Yale Researchers Evaluating DotLab’s New Tests to Monitor Endometriosis Progression, Therapy Response

Yale Researchers Evaluating DotLab’s New Tests to Monitor Endometriosis Progression, Therapy Response

Yale School of Medicine is launching a new study to investigate DotLab’s new noninvasive tests for endometriosis, based on blood and saliva samples.

The study will evaluate the test’s ability to monitor how the disease progresses and how endometriosis patients respond to treatment.

“We are pleased about the new longitudinal study at Yale and are committed to helping patients suffering from this disease,” Heather Bowerman, CEO of DotLab, said in a press release.

Laparoscopic surgery is now the only way to accurately diagnose endometriosis. With no technology available to monitor disease progression or therapy response, there is a significant unmet medical need among this population for reliable and accurate tests.

In a previous proof-of-concept study, which assessed the potential of DotLab’s biomarkers to monitor disease progression and treatment response, this class of biomarkers was shown to have the potential to be used both to diagnose endometriosis and to monitor its progression and response to therapy.

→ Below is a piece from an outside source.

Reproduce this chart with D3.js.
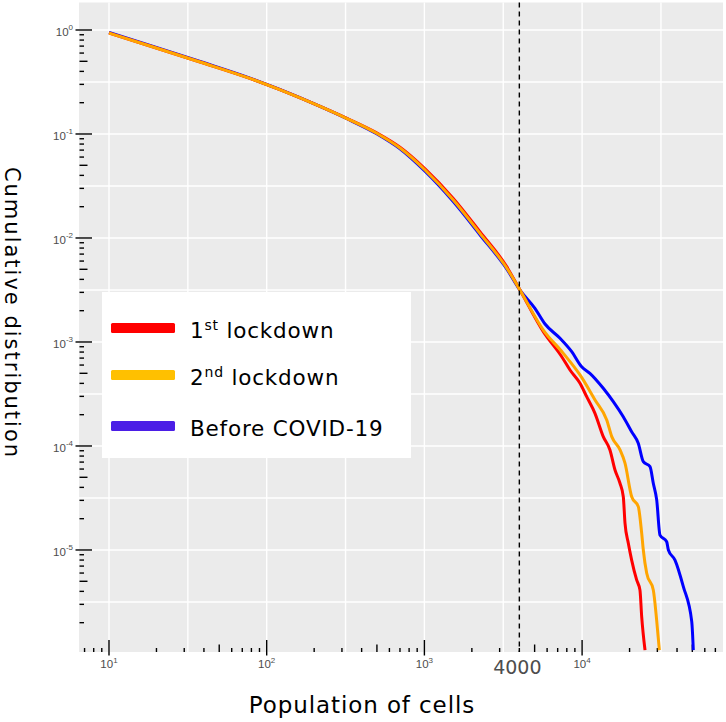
<!DOCTYPE html>
<html><head><meta charset="utf-8">
<script src="https://cdn.jsdelivr.net/npm/d3@7"></script>
<style>body{margin:0;background:#fff}</style></head>
<body><svg id="c" width="726" height="722"></svg>
<script>
// ---- data ----
const seriesNames = ["1st lockdown", "2nd lockdown", "Before COVID-19"];
const legendSups = ["st", "nd", ""];
const popRed = [10, 18.2, 37.8, 78.3, 121, 218, 320, 498, 700, 1009, 1524, 2249, 3326, 4036,
  5675, 7430, 8380, 9700, 10690, 12070, 13620, 15020, 16170, 17390, 18250, 18710, 19640, 20620, 22180, 23270, 23870, 25060];
const cdfRed = [0.935, 0.701, 0.492, 0.342, 0.2665, 0.184, 0.1420, 0.1025, 0.0745, 0.0462, 0.0240, 0.0115, 0.0053, 0.00316,
  1.256e-3, 7.22e-4, 5.38e-4, 4.01e-4, 2.98e-4, 2.06e-4, 1.23e-4, 9.16e-5, 5.88e-5, 4.38e-5, 3.25e-5, 1.81e-5, 1.16e-5, 8.0e-6, 5.15e-6, 4.12e-6, 2.29e-6, 1.09e-6];
const popOrange = [10, 18.2, 37.8, 78.3, 121, 218, 320, 498, 700, 1009, 1524, 2249, 3326, 4036,
  5675, 7603, 9701, 12080, 14330, 15420, 17400, 18710, 20630, 22720, 23870, 24440, 25690, 28280, 29700, 30900];
const cdfOrange = [0.935, 0.701, 0.492, 0.342, 0.2665, 0.184, 0.1416, 0.1016, 0.0733, 0.0451, 0.0232, 0.01109, 0.00515, 0.00316,
  1.303e-3, 7.78e-4, 4.82e-4, 2.77e-4, 1.78e-4, 1.23e-4, 9.16e-5, 6.83e-5, 3.25e-5, 2.61e-5, 1.45e-5, 1.0e-5, 5.97e-6, 4.12e-6, 2.12e-6, 1.09e-6];
const popBlue = [10, 18.2, 37.8, 78.3, 121, 218, 320, 498, 700, 1009, 1524, 2249, 3326, 4036,
  5023, 5821, 7244, 8597, 9937, 11210, 13620, 15770, 18240, 20620, 22710, 24440, 26960, 28280, 29720, 31190, 34390, 35240, 38820, 43850, 49580, 50730];
const cdfBlue = [0.950, 0.712, 0.498, 0.345, 0.268, 0.184, 0.1410, 0.1005, 0.0720, 0.0438, 0.0224, 0.01075, 0.00505, 0.00316,
  2.109e-3, 1.489e-3, 1.086e-3, 8.07e-4, 5.78e-4, 5.0e-4, 3.59e-4, 2.67e-4, 1.91e-4, 1.37e-4, 1.06e-4, 7.06e-5, 6.33e-5, 4.38e-5, 3.03e-5, 1.39e-5, 1.20e-5, 1.0e-5, 8.0e-6, 4.44e-6, 2.05e-6, 1.09e-6];
const xTickExps = [1, 2, 3, 4];
const yTickExps = [0, -1, -2, -3, -4, -5];
const markerValue = 4000;
const markerLabel = "4000";
const xTitle = "Population of cells";
const yTitle = "Cumulative distribution";

// ---- layout ----
const P = {l: 79, r: 723, t: 2.5, b: 652};
const svg = d3.select("#c");
const x = d3.scaleLog().domain([Math.pow(10, 0.8098), Math.pow(10, 4.8935)]).range([P.l, P.r]);
const y = d3.scaleLog().domain([Math.pow(10, -5.981), Math.pow(10, 0.2644)]).range([P.b, P.t]);

svg.append("rect").attr("x", P.l).attr("y", P.t).attr("width", P.r - P.l).attr("height", P.b - P.t).attr("fill", "#EBEBEB");
svg.append("clipPath").attr("id", "clip").append("rect").attr("x", P.l).attr("y", P.t).attr("width", P.r - P.l).attr("height", P.b - P.t);

// gridlines (major decades and half decades)
const gx = [];
xTickExps.forEach(e => { gx.push(Math.pow(10, e)); gx.push(Math.pow(10, e + 0.5)); });
gx.push(Math.pow(10, 0.5));
const gy = [];
yTickExps.forEach(e => { gy.push(Math.pow(10, e)); gy.push(Math.pow(10, e - 0.5)); });
const grid = svg.append("g").attr("stroke", "#fff").attr("stroke-width", 1.4);
gx.filter(v => x(v) > P.l && x(v) < P.r).forEach(v => grid.append("line").attr("x1", x(v)).attr("x2", x(v)).attr("y1", P.t).attr("y2", P.b));
gy.filter(v => y(v) > P.t && y(v) < P.b).forEach(v => grid.append("line").attr("y1", y(v)).attr("y2", y(v)).attr("x1", P.l).attr("x2", P.r));

// log ticks
const lt = svg.append("g").attr("stroke", "#000").attr("stroke-width", 1.4);
for (let e = 0; e <= 5; e++) for (let m = 1; m <= 9; m++) {
  const v = m * Math.pow(10, e), px = x(v);
  if (px < P.l || px > P.r) continue;
  if (m === 1) lt.append("line").attr("x1", px).attr("x2", px).attr("y1", P.b + 3.5).attr("y2", P.b - 12);
  else if (m === 5) lt.append("line").attr("x1", px).attr("x2", px).attr("y1", P.b).attr("y2", P.b - 7.5);
  else lt.append("line").attr("x1", px).attr("x2", px).attr("y1", P.b).attr("y2", P.b - 4);
}
for (let e = -7; e <= 0; e++) for (let m = 1; m <= 9; m++) {
  const v = m * Math.pow(10, e), py = y(v);
  if (py < P.t || py > P.b) continue;
  if (m === 1) lt.append("line").attr("y1", py).attr("y2", py).attr("x1", P.l - 3.5).attr("x2", P.l + 13);
  else if (m === 5) lt.append("line").attr("y1", py).attr("y2", py).attr("x1", P.l + 0.5).attr("x2", P.l + 8.5);
  else lt.append("line").attr("y1", py).attr("y2", py).attr("x1", P.l + 0.5).attr("x2", P.l + 5);
}

// tick labels
const lblFont = "Liberation Sans, Arial, sans-serif";
xTickExps.forEach(e => {
  const t = svg.append("text").attr("x", x(Math.pow(10, e))).attr("y", 668).attr("text-anchor", "middle")
    .attr("font-family", lblFont).attr("font-size", 11.5).attr("fill", "#4D4D4D");
  t.append("tspan").text("10");
  t.append("tspan").attr("dy", -5.5).attr("font-size", 8).text(e);
});
yTickExps.forEach(e => {
  const t = svg.append("text").attr("x", 73).attr("y", y(Math.pow(10, e)) + 6).attr("text-anchor", "end")
    .attr("font-family", lblFont).attr("font-size", 11.5).attr("fill", "#4D4D4D");
  t.append("tspan").text("10");
  t.append("tspan").attr("dy", -5.5).attr("font-size", 8).text(e);
});
svg.append("text").attr("x", x(markerValue) - 2).attr("y", 674).attr("text-anchor", "middle")
  .attr("font-family", "DejaVu Sans, Verdana, sans-serif").attr("font-size", 19).attr("fill", "#4D4D4D").text(markerLabel);

// series lines
const line = d3.line().x(d => x(d[0])).y(d => y(d[1])).curve(d3.curveMonotoneX);
const lines = [
  {xs: popBlue, ys: cdfBlue, color: "#0000FF"},
  {xs: popRed, ys: cdfRed, color: "#FF0000"},
  {xs: popOrange, ys: cdfOrange, color: "#FFA500"}
];
const lg = svg.append("g").attr("clip-path", "url(#clip)");
lines.forEach(s => {
  lg.append("path").datum(s.xs.map((v, i) => [v, s.ys[i]])).attr("d", line)
    .attr("fill", "none").attr("stroke", s.color).attr("stroke-width", 3).attr("stroke-linejoin", "round");
});

// vertical dashed marker
svg.append("line").attr("x1", x(markerValue)).attr("x2", x(markerValue)).attr("y1", P.t).attr("y2", P.b)
  .attr("stroke", "#000").attr("stroke-width", 1.4).attr("stroke-dasharray", "5,4");

// legend
const legendColors = ["#FF0000", "#FFC000", "#4B1EE6"];
svg.append("rect").attr("x", 102).attr("y", 292).attr("width", 309).attr("height", 166).attr("fill", "#fff");
const legY = [328, 375, 426];
seriesNames.forEach((n, i) => {
  svg.append("rect").attr("x", 111).attr("y", legY[i] - 5).attr("width", 64).attr("height", 10).attr("rx", 1.5).attr("fill", legendColors[i]);
  const t = svg.append("text").attr("x", 190).attr("y", legY[i] + 10).attr("font-family", "DejaVu Sans, Verdana, sans-serif")
    .attr("font-size", 21.5).attr("letter-spacing", 0.8).attr("fill", "#000");
  if (legendSups[i]) {
    const parts = n.split(legendSups[i]);
    t.append("tspan").text(parts[0]);
    t.append("tspan").attr("dy", -8).attr("font-size", 14).text(legendSups[i]);
    t.append("tspan").attr("dy", 8).text(parts[1]);
  } else t.text(n);
});

// axis titles
svg.append("text").attr("x", 362).attr("y", 713).attr("text-anchor", "middle")
  .attr("font-family", "DejaVu Sans, Verdana, sans-serif").attr("font-size", 23).attr("letter-spacing", 0.9).attr("fill", "#000").text(xTitle);
svg.append("text").attr("transform", "translate(5,313) rotate(90)").attr("text-anchor", "middle")
  .attr("font-family", "DejaVu Sans, Verdana, sans-serif").attr("font-size", 21).attr("letter-spacing", 2).attr("fill", "#000").text(yTitle);
</script></body></html>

More specifically, the study showed that the levels of micro ribonucleic acid (microRNA) biomarkers in this test reverted to normal levels after treatment and matched the severity of disease.

These results were published in the study, “Serum MicroRNA Biomarkers Regulated by Simvastatin in a Primate Model of Endometriosis,” in the journal Reproductive Sciences.

In this new study, led by Hugh Taylor, MD, chair of the department of obstetrics, gynecology, and reproductive sciences at Yale, a team will collect samples of blood serum and saliva from patients who are currently receiving treatment for endometriosis for 48 weeks, after diagnosis with laparoscopic surgery.

If patients have to change treatments, researchers will repeat sample collection before the start of the new medication. Biomarker levels will be measured in each sample and monitored for change over time to evaluate patient response to therapy.

Applications of this technology could be useful in both clinical practice and clinical research, such as the collection of real-world evidence on the effectiveness of a new class of Gonadotropin-releasing hormone (GnRH) antagonists for endometriosis.

Endometriosis is an estrogen-dependent disease that could be treatable by estrogen withdrawal, a therapy that uses GnRH antagonists. The problem is that complete estrogen withdrawal results in unacceptable side effects. To overcome this problem, a combination of low-dose estrogen and progestin together with a GnRH agonist is used, with the goal of limiting these side effects. DotLab’s technology could be used to monitor the effectiveness of this treatment over time.


  1. Monitoring the progression or regression of endometriosis is a test looking for a use. Why? There is zero correlation between amount of endometriosis and pain. What to do with someone with no evidence of endometriosis on the test but still in severe pain? Mayb gynecologists will finally wake up and realize that active endometriosis is not always the issue even in patients with a priori diagnosed endometriosis. Why? If there is endometriosis associated infertility this can be fixed with oocyte cryopreservation and IVF. So, then it is really a clinical problem – not a lab problem. I will be sure to short this stock! Although, I hope they make lots of money selling a useless test.

    • Mel Smythe says:

      I applaud any researchers working on making diagnosis more streamline. However I am sure many endo sisters would agree with me that it is rarely as straight forward as pain = active endo.
      I really wish they would find a cause, then we will know how to combat it and test for it correctly.
      Now this might be too simplistic, or ill informed, but there must be a marker somewhere in the body showing where and why this happens.